Pub Date: Jan. 1st, 2005
ISBN: 0-312-32653-X
Publisher: St. Martin's

Impending fatherhood takes publishing executive Donatich into an exploratory thicket of thoughts, concerns, and ideas.

In fluid and easy-reading prose, even though the author wears his erudition on his sleeve with apt quotes from a panoply of writers, Donatich, in a purely subjective and self-interrogative way, expresses his thoughts on becoming a father. “The predicaments of manhood” become immediately clear when Donatich gets fired from his job just eight hours after his wife gives birth (he’s now the director of Yale University Press; she’s the literary agent Betsy Lerner). Donatich gathers that “fatherhood calls for indulgence and dependence as well as discipline and providing” and that “the new father must learn to position himself next to his child’s day-to-day life, instead of its iconic markers.” This awareness sends him back in thought to the world of his immigrant family and to his own youth of peculiarities and cultishness: “imperial, competitive, proud, territorial, politically incorrect. . . very much like a religion. The very qualities that embarrassed me as a kid now seem a privilege.” Nothing here is mawkish, though, and Donatich is as hard on his upbringing as he is on his presumptions to the demands of fatherhood: “more complex than uncertainty, less adventurous than dissidence, ambivalence is a mode of being contrary that has neither the credulity of rebellion nor the alibi of cynicism.” After the miscarriages and the breakdowns, he writes convincingly of striving to be the brick, the stabilizer, the heater in the basement whose cycles provide warmth.

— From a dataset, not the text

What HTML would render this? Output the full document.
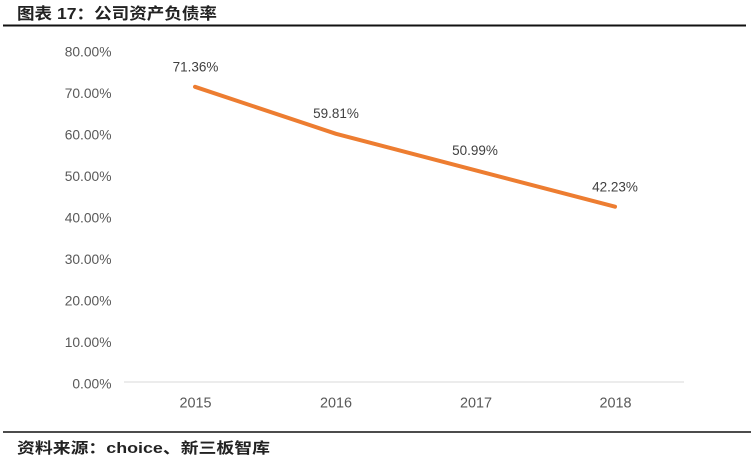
<!DOCTYPE html>
<html>
<head>
<meta charset="utf-8">
<style>
html,body{margin:0;padding:0;background:#fff;}
svg{display:block;}
</style>
</head>
<body>
<svg width="751" height="460" viewBox="0 0 751 460" xmlns="http://www.w3.org/2000/svg">
<rect width="751" height="460" fill="#fff"/>
<!-- title -->
<text x="17" y="19" font-family="'Liberation Sans','Noto Sans CJK SC',sans-serif" font-weight="bold" font-size="16" fill="#222" textLength="200" lengthAdjust="spacingAndGlyphs">图表 17：公司资产负债率</text>
<line x1="3" y1="25.5" x2="746" y2="25.5" stroke="#111" stroke-width="2"/>

<!-- y axis labels -->
<g font-family="'Liberation Sans',sans-serif" font-size="13.8" fill="#595959" text-anchor="end">
<text x="111.5" y="56.7">80.00%</text>
<text x="111.5" y="98.2">70.00%</text>
<text x="111.5" y="139.7">60.00%</text>
<text x="111.5" y="181.2">50.00%</text>
<text x="111.5" y="222.7">40.00%</text>
<text x="111.5" y="264.2">30.00%</text>
<text x="111.5" y="305.7">20.00%</text>
<text x="111.5" y="347.2">10.00%</text>
<text x="111.5" y="388.7">0.00%</text>
</g>

<!-- axis line -->
<line x1="124" y1="382" x2="684" y2="382" stroke="#d9d9d9" stroke-width="1"/>

<!-- x labels -->
<g font-family="'Liberation Sans',sans-serif" font-size="14.4" fill="#595959" text-anchor="middle">
<text x="195.5" y="407.3">2015</text>
<text x="336" y="407.3">2016</text>
<text x="476" y="407.3">2017</text>
<text x="615.5" y="407.3">2018</text>
</g>

<!-- series -->
<polyline points="195,86.8 336,133.8 476,170.4 615,206.7" fill="none" stroke="#ED7D31" stroke-width="4" stroke-linecap="round" stroke-linejoin="round"/>

<!-- data labels -->
<g font-family="'Liberation Sans',sans-serif" font-size="13.5" fill="#404040" text-anchor="middle">
<text x="195.5" y="71.7">71.36%</text>
<text x="336" y="118">59.81%</text>
<text x="475" y="155">50.99%</text>
<text x="615" y="191.5">42.23%</text>
</g>

<!-- footer -->
<line x1="3" y1="432" x2="751" y2="432" stroke="#111" stroke-width="1.5"/>
<text x="17" y="453" font-family="'Liberation Sans','Noto Sans CJK SC',sans-serif" font-weight="bold" font-size="15" fill="#222" textLength="253" lengthAdjust="spacingAndGlyphs">资料来源：choice、新三板智库</text>
</svg>
</body>
</html>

Acceptance is bittersweet, “a deliberate tolerance for the dull ache of long-term loving.” But once he gets the first whiff of his daughter, all else but her becomes a moot point.

A father in the making who’s Spock-like as he hews to the intuitive, though the intuition is informed by Neruda and Emerson, Kirkegaard and Walter Benjamin, the tragicomic ironists of old Eastern Europe—and the sheer pleasure of Marvin Gaye.